Below are entries to be transcribed exactly; exclude the pictures from the copy.

[Start DATA]

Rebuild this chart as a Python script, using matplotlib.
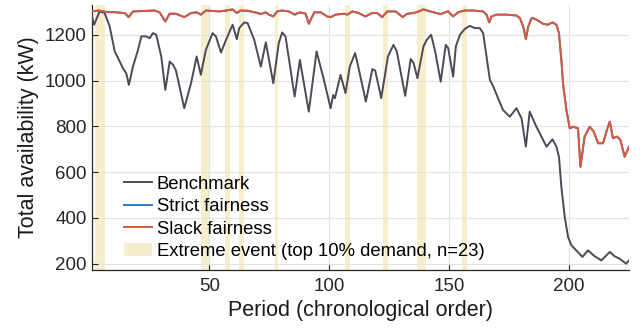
import matplotlib
matplotlib.use("Agg")
import matplotlib.pyplot as plt
from matplotlib.patches import Patch
from matplotlib.lines import Line2D

plt.rcParams['font.family'] = ['Liberation Sans', 'DejaVu Sans']

# benchmark availability (period, kW)
bench_p = [1, 2, 4.3, 6.4, 8.5, 10.6, 12, 14, 15.4, 16.5, 18.2, 20.3, 21.7, 23.7, 25.2, 26.5, 27.9,
           30, 31.7, 33.5, 34.9, 36.1, 39.6, 42.4, 44.75, 46.5, 48.6, 51.4, 52.8, 54.9, 57, 59.75,
           61.5, 62.5, 64.6, 66, 68.75, 71.5, 73.6, 76.7, 79, 80.4, 81.8, 85.6, 87.8, 91.5, 94.75,
           97.8, 100.6, 101.7, 102.4, 104.75, 106.8, 108.6, 110.8, 111.8, 115.3, 118, 119.2, 121.7,
           124.5, 126.8, 128.2, 131.7, 134, 135.2, 136.8, 139.3, 140.7, 142.5, 144.2, 146.5, 148.6,
           149.6, 151.7, 152.8, 154.5, 156.5, 158.6, 160.7, 162.8, 164.2, 165.6, 167, 168.3, 170.4,
           172.5, 175.3, 178.1, 180.2, 182, 183.6, 186.4, 188.5, 190.6, 193.1, 194.75, 195.8, 196.8,
           198.2, 199.6, 201, 203, 205.6, 207.9, 210.7, 213.5, 217, 219, 221, 223.8, 225]
bench_v = [1285, 1244, 1302, 1295, 1236, 1127, 1098, 1054, 1032, 981, 1061, 1134, 1193, 1193, 1185, 1207, 1200,
           1105, 959, 1083, 1069, 1045, 879, 988, 1105, 1025, 1134, 1207, 1193, 1122, 1178, 1244,
           1181, 1229, 1254, 1251, 1178, 1061, 1167, 988, 1164, 1210, 1193, 930, 1090, 864, 1127,
           1003, 879, 937, 923, 1025, 945, 1061, 1120, 1076, 908, 1050, 1043, 923,
           1105, 1156, 1127, 933, 1094, 1076, 1010, 1149, 1178, 1200, 1127, 995, 1156,
           1142, 1017, 1149, 1200, 1225, 1239, 1229, 1229, 1207, 1105, 1003, 977, 923,
           871, 842, 879, 835, 711, 864, 798, 755, 711, 743, 711, 667, 536,
           404, 316, 280, 258, 229, 258, 232, 214, 251, 232, 222, 200, 214]

# slack fairness (strict fairness lies exactly underneath it)
fair_p = [1, 4, 7, 11.25, 14.75, 16.4, 18.2, 27.25, 29.3, 31.7, 33.5, 36.1, 39.6, 42.4, 44.75, 46.5, 48.6,
          54.2, 57, 59.75, 61.5, 63, 66, 70.2, 71.5, 73.6, 74.9, 76.7, 78.3, 80.4, 83.2, 85.6, 87.8,
          90.2, 91.5, 93.8, 96.5, 99.2, 100.6, 102.7, 106.2, 107.6, 109.6, 112.3, 115.1, 117.9, 120,
          122.1, 124.2, 127.7, 130.7, 132.5, 135.2, 137.3, 139.3, 142.1, 144.8, 146.5, 148.2, 149.6,
          151.7, 153.7, 156.5, 160, 164.2, 165.6, 166.7, 167.7, 169.8, 174, 178.1, 179.5, 180.9, 182,
          183, 184.4, 185.5, 187.1, 189.2, 191.2, 193.1, 194.75, 195.8, 196.8, 197.5, 198.9, 200.3,
          201.7, 203.75, 204.75, 206.5, 208.6, 210.3, 212.1, 214.2, 215.8, 217, 218.3, 220, 221.4,
          223.2, 225]
slack_v = [1302, 1306, 1300, 1298, 1295, 1277, 1302, 1306, 1298, 1258, 1292, 1292, 1277, 1295, 1298, 1288, 1306,
           1302, 1306, 1311, 1295, 1306, 1305, 1295, 1291, 1298, 1288, 1280, 1302, 1306, 1302, 1288, 1298,
           1292, 1248, 1298, 1298, 1280, 1277, 1288, 1292, 1288, 1302, 1295, 1280, 1295, 1295,
           1277, 1302, 1302, 1277, 1292, 1295, 1302, 1311, 1302, 1295, 1290, 1298, 1302,
           1280, 1298, 1306, 1306, 1302, 1288, 1254, 1280, 1288, 1288, 1284, 1273, 1236, 1181,
           1236, 1273, 1271, 1262, 1248, 1244, 1254, 1244, 1207, 1090, 988, 871, 791,
           798, 791, 623, 755, 798, 777, 726, 726, 784, 820, 748, 755, 740,
           667, 711]
strict_v = list(slack_v)

# extreme-event periods (top 10% demand)
events = [3, 4, 5, 6, 47, 48, 49, 50, 57, 58, 63, 64, 78, 107, 108, 123, 124,
          137, 138, 139, 140, 156, 157]

c_bench = '#4a4a58'
c_strict = '#2f78c4'
c_slack = '#d9573b'
c_event = '#f7efcc'

fig = plt.figure(figsize=(6.44, 3.35), dpi=100)
ax = fig.add_axes([0.1424, 0.194, 0.8343, 0.791])

for e in events:
    ax.axvspan(e - 0.5, e + 0.5, color=c_event, lw=0, zorder=0.2)

ax.plot(bench_p, bench_v, color=c_bench, lw=1.4, zorder=3)
ax.plot(fair_p, strict_v, color=c_strict, lw=1.4, zorder=3)
ax.plot(fair_p, slack_v, color=c_slack, lw=1.4, zorder=4)

ax.set_xlim(1, 225)
ax.set_ylim(172, 1330)
ax.set_xticks([50, 100, 150, 200])
ax.set_yticks([200, 400, 600, 800, 1000, 1200])
ax.grid(True, color='#e3e3e3', lw=0.9)
ax.set_axisbelow(True)
for s in ['top', 'right']:
    ax.spines[s].set_visible(False)
for s in ['left', 'bottom']:
    ax.spines[s].set_color('#262626')
    ax.spines[s].set_linewidth(0.9)
ax.tick_params(direction='in', length=4, width=0.8, colors='#262626', labelsize=13.5)
ax.tick_params(axis='x', pad=6)
ax.set_xlabel('Period (chronological order)', fontsize=15.5, color='#1a1a1a', labelpad=3)
ax.set_ylabel('Total availability (kW)', fontsize=15.5, color='#1a1a1a', labelpad=4)

handles = [Line2D([], [], color=c_bench, lw=1.4),
           Line2D([], [], color=c_strict, lw=1.4),
           Line2D([], [], color=c_slack, lw=1.4),
           Patch(facecolor=c_event, edgecolor='none')]
labels = ['Benchmark', 'Strict fairness', 'Slack fairness',
          'Extreme event (top 10% demand, n=23)']
ax.legend(handles, labels, loc='lower left', bbox_to_anchor=(0.046, 0.009), frameon=False,
          fontsize=13.3, handlelength=1.55, handletextpad=0.22, labelspacing=0.3,
          borderaxespad=0)

fig.savefig('out.png', dpi=100)
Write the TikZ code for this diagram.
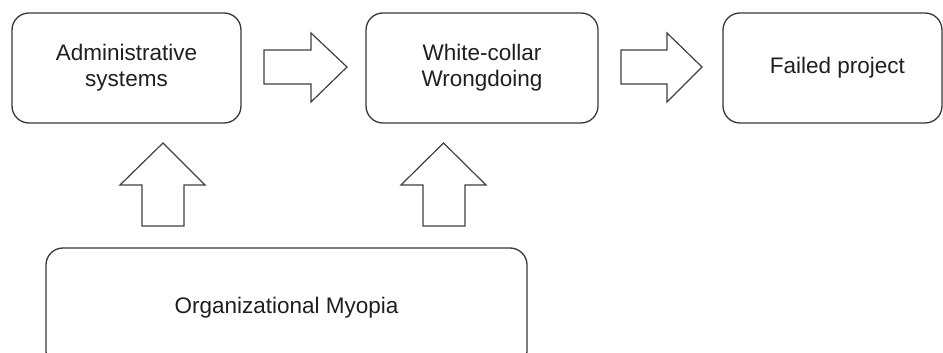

[End DATA]

RESPONSE TO THE TASK —
Rebuild this chart as a Python script, using matplotlib.
import matplotlib
matplotlib.use("Agg")
import matplotlib.pyplot as plt
from matplotlib.patches import Patch
from matplotlib.lines import Line2D

plt.rcParams['font.family'] = ['Liberation Sans', 'DejaVu Sans']

# benchmark availability (period, kW)
bench_p = [1, 2, 4.3, 6.4, 8.5, 10.6, 12, 14, 15.4, 16.5, 18.2, 20.3, 21.7, 23.7, 25.2, 26.5, 27.9,
           30, 31.7, 33.5, 34.9, 36.1, 39.6, 42.4, 44.75, 46.5, 48.6, 51.4, 52.8, 54.9, 57, 59.75,
           61.5, 62.5, 64.6, 66, 68.75, 71.5, 73.6, 76.7, 79, 80.4, 81.8, 85.6, 87.8, 91.5, 94.75,
           97.8, 100.6, 101.7, 102.4, 104.75, 106.8, 108.6, 110.8, 111.8, 115.3, 118, 119.2, 121.7,
           124.5, 126.8, 128.2, 131.7, 134, 135.2, 136.8, 139.3, 140.7, 142.5, 144.2, 146.5, 148.6,
           149.6, 151.7, 152.8, 154.5, 156.5, 158.6, 160.7, 162.8, 164.2, 165.6, 167, 168.3, 170.4,
           172.5, 175.3, 178.1, 180.2, 182, 183.6, 186.4, 188.5, 190.6, 193.1, 194.75, 195.8, 196.8,
           198.2, 199.6, 201, 203, 205.6, 207.9, 210.7, 213.5, 217, 219, 221, 223.8, 225]
bench_v = [1285, 1244, 1302, 1295, 1236, 1127, 1098, 1054, 1032, 981, 1061, 1134, 1193, 1193, 1185, 1207, 1200,
           1105, 959, 1083, 1069, 1045, 879, 988, 1105, 1025, 1134, 1207, 1193, 1122, 1178, 1244,
           1181, 1229, 1254, 1251, 1178, 1061, 1167, 988, 1164, 1210, 1193, 930, 1090, 864, 1127,
           1003, 879, 937, 923, 1025, 945, 1061, 1120, 1076, 908, 1050, 1043, 923,
           1105, 1156, 1127, 933, 1094, 1076, 1010, 1149, 1178, 1200, 1127, 995, 1156,
           1142, 1017, 1149, 1200, 1225, 1239, 1229, 1229, 1207, 1105, 1003, 977, 923,
           871, 842, 879, 835, 711, 864, 798, 755, 711, 743, 711, 667, 536,
           404, 316, 280, 258, 229, 258, 232, 214, 251, 232, 222, 200, 214]

# slack fairness (strict fairness lies exactly underneath it)
fair_p = [1, 4, 7, 11.25, 14.75, 16.4, 18.2, 27.25, 29.3, 31.7, 33.5, 36.1, 39.6, 42.4, 44.75, 46.5, 48.6,
          54.2, 57, 59.75, 61.5, 63, 66, 70.2, 71.5, 73.6, 74.9, 76.7, 78.3, 80.4, 83.2, 85.6, 87.8,
          90.2, 91.5, 93.8, 96.5, 99.2, 100.6, 102.7, 106.2, 107.6, 109.6, 112.3, 115.1, 117.9, 120,
          122.1, 124.2, 127.7, 130.7, 132.5, 135.2, 137.3, 139.3, 142.1, 144.8, 146.5, 148.2, 149.6,
          151.7, 153.7, 156.5, 160, 164.2, 165.6, 166.7, 167.7, 169.8, 174, 178.1, 179.5, 180.9, 182,
          183, 184.4, 185.5, 187.1, 189.2, 191.2, 193.1, 194.75, 195.8, 196.8, 197.5, 198.9, 200.3,
          201.7, 203.75, 204.75, 206.5, 208.6, 210.3, 212.1, 214.2, 215.8, 217, 218.3, 220, 221.4,
          223.2, 225]
slack_v = [1302, 1306, 1300, 1298, 1295, 1277, 1302, 1306, 1298, 1258, 1292, 1292, 1277, 1295, 1298, 1288, 1306,
           1302, 1306, 1311, 1295, 1306, 1305, 1295, 1291, 1298, 1288, 1280, 1302, 1306, 1302, 1288, 1298,
           1292, 1248, 1298, 1298, 1280, 1277, 1288, 1292, 1288, 1302, 1295, 1280, 1295, 1295,
           1277, 1302, 1302, 1277, 1292, 1295, 1302, 1311, 1302, 1295, 1290, 1298, 1302,
           1280, 1298, 1306, 1306, 1302, 1288, 1254, 1280, 1288, 1288, 1284, 1273, 1236, 1181,
           1236, 1273, 1271, 1262, 1248, 1244, 1254, 1244, 1207, 1090, 988, 871, 791,
           798, 791, 623, 755, 798, 777, 726, 726, 784, 820, 748, 755, 740,
           667, 711]
strict_v = list(slack_v)

# extreme-event periods (top 10% demand)
events = [3, 4, 5, 6, 47, 48, 49, 50, 57, 58, 63, 64, 78, 107, 108, 123, 124,
          137, 138, 139, 140, 156, 157]

c_bench = '#4a4a58'
c_strict = '#2f78c4'
c_slack = '#d9573b'
c_event = '#f7efcc'

fig = plt.figure(figsize=(6.44, 3.35), dpi=100)
ax = fig.add_axes([0.1424, 0.194, 0.8343, 0.791])

for e in events:
    ax.axvspan(e - 0.5, e + 0.5, color=c_event, lw=0, zorder=0.2)

ax.plot(bench_p, bench_v, color=c_bench, lw=1.4, zorder=3)
ax.plot(fair_p, strict_v, color=c_strict, lw=1.4, zorder=3)
ax.plot(fair_p, slack_v, color=c_slack, lw=1.4, zorder=4)

ax.set_xlim(1, 225)
ax.set_ylim(172, 1330)
ax.set_xticks([50, 100, 150, 200])
ax.set_yticks([200, 400, 600, 800, 1000, 1200])
ax.grid(True, color='#e3e3e3', lw=0.9)
ax.set_axisbelow(True)
for s in ['top', 'right']:
    ax.spines[s].set_visible(False)
for s in ['left', 'bottom']:
    ax.spines[s].set_color('#262626')
    ax.spines[s].set_linewidth(0.9)
ax.tick_params(direction='in', length=4, width=0.8, colors='#262626', labelsize=13.5)
ax.tick_params(axis='x', pad=6)
ax.set_xlabel('Period (chronological order)', fontsize=15.5, color='#1a1a1a', labelpad=3)
ax.set_ylabel('Total availability (kW)', fontsize=15.5, color='#1a1a1a', labelpad=4)

handles = [Line2D([], [], color=c_bench, lw=1.4),
           Line2D([], [], color=c_strict, lw=1.4),
           Line2D([], [], color=c_slack, lw=1.4),
           Patch(facecolor=c_event, edgecolor='none')]
labels = ['Benchmark', 'Strict fairness', 'Slack fairness',
          'Extreme event (top 10% demand, n=23)']
ax.legend(handles, labels, loc='lower left', bbox_to_anchor=(0.046, 0.009), frameon=False,
          fontsize=13.3, handlelength=1.55, handletextpad=0.22, labelspacing=0.3,
          borderaxespad=0)

fig.savefig('out.png', dpi=100)
Write the TikZ code for this diagram.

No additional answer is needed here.